Published January 15, 2015 This content is archived.
Rural health departments across the country are under considerable economic constraint as they try to maintain essential health services.
A model program designed to assist rural counties in cutting costs by sharing health services has helped two Western New York counties realize health care savings approaching $840,000 over two years without loss of services or jobs. One developer says the program may help remake the landscape of rural health care in the United States.
The project, “The Cross Jurisdictional Sharing Program,” was devised collaboratively by the UB School of Public Health and Health Professions, the health departments of Orleans and Genesee counties, and the Lake Plains Community Health Care Network, a nonprofit agency that fosters shared efforts to improve health care and keep it local.
In recognition of its significant contribution to the field of public health, the program has received the 2014 Outstanding Rural Health Program Award from the New York State Association for Rural Health.
The project was implemented in January 2013 and in its first year helped the two counties save $400,000 and positioned them for greater efficiencies, further successful integration and greater savings, all with no loss of health care services or jobs in either county. Since then, $400,000 more has been saved, bringing the total two-year savings to about $840,000.
Donald W. Rowe, director of the Office of Public Health Practice in the School of Public Health and Health Professions who helped develop the project, brought an uncommon perspective to the undertaking since he served for 17 years as Genesee County’s director of public health.
“State and local health departments across the country are under serious fiscal duress,” Rowe says, “and rural health departments are disproportionally impacted. Because of that, this project will be under scrutiny in rural jurisdictions across the country.
“The model has broad potential applications in both public and private health care organizations, however, and suggests a number of methods by which rural health programs in particular can save money and preserve services.
“They range,” he says, “from informal agreements around sharing discrete services or programs to regionalization, including the formal merger or consolidation of multiple public health agencies.
“In this case,” Rowe says, “we helped Genesee and Orleans counties find ways to share administrative and professional services — including a single public health director or commissioner, nursing and environmental health supervision, medical and environmental engineering consulting, and public health emergency preparedness.
“This model,” he notes, “may signal the future of rural public health.”
As the Western New York program was being developed, the Robert Wood Johnson Foundation (RWJF), in partnership with the Kansas Health Institute, began a study on cross-jurisdictional health care services in the U.S. The foundation selected the Western New York project as one of 16 sites across the country to implement an innovative program model through a grant from the foundation.
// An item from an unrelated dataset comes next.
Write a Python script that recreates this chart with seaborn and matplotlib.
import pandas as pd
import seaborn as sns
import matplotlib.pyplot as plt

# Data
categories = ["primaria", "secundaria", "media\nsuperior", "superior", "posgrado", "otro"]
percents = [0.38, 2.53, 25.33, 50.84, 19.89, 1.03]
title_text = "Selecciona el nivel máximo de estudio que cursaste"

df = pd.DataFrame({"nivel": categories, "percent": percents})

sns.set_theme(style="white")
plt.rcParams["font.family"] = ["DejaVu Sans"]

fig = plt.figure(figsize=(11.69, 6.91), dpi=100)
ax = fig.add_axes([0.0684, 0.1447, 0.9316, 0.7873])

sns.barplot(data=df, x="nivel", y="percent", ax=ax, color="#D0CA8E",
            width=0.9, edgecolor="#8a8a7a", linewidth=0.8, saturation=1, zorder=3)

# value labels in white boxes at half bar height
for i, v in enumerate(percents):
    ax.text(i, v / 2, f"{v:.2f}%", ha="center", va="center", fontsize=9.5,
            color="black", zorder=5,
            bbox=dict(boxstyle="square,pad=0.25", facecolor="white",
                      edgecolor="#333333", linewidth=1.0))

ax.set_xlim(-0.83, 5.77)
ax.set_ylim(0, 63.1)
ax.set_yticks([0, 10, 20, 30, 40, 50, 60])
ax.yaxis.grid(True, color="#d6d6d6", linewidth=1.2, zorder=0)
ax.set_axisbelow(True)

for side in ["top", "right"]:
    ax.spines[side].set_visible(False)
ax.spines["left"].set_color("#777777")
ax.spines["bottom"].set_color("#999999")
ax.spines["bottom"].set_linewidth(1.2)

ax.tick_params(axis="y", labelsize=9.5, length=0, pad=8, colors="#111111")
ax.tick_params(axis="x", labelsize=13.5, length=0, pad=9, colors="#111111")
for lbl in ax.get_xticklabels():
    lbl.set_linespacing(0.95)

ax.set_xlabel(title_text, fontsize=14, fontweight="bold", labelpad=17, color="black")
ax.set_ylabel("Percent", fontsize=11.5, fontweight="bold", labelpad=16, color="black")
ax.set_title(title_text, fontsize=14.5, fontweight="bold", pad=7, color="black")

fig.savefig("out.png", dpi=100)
“As far as I know,” says Rowe, “while the other projects are exemplary, ours is the only one to have shown savings in year one and has since demonstrated financial viability and sustainability in year two and beyond.
“Because federal funding sources are impressed with projects in which community agencies work closely with academic centers, UB’s involvement may have helped secure the RWJF grant.”
An added boon for the university, Rowe says, is that Suman Sarkar, a UB graduate student in the Department of Community Health and Health Behavior, provided invaluable hands-on assistance to those implementing the program.
“He did an incredible job, working closely with the grantees from Genesee and Orleans counties to produce the deliverables,” he says. “In turn, he had significant experience in helping to develop and implement a leading-edge, and perhaps influential, public health program.
“Public health has always been my passion,” says Rowe, “and when a project resulting from university-community collaboration produces such demonstrable and replicable benefits, I think it’s important that we tell the public about it.”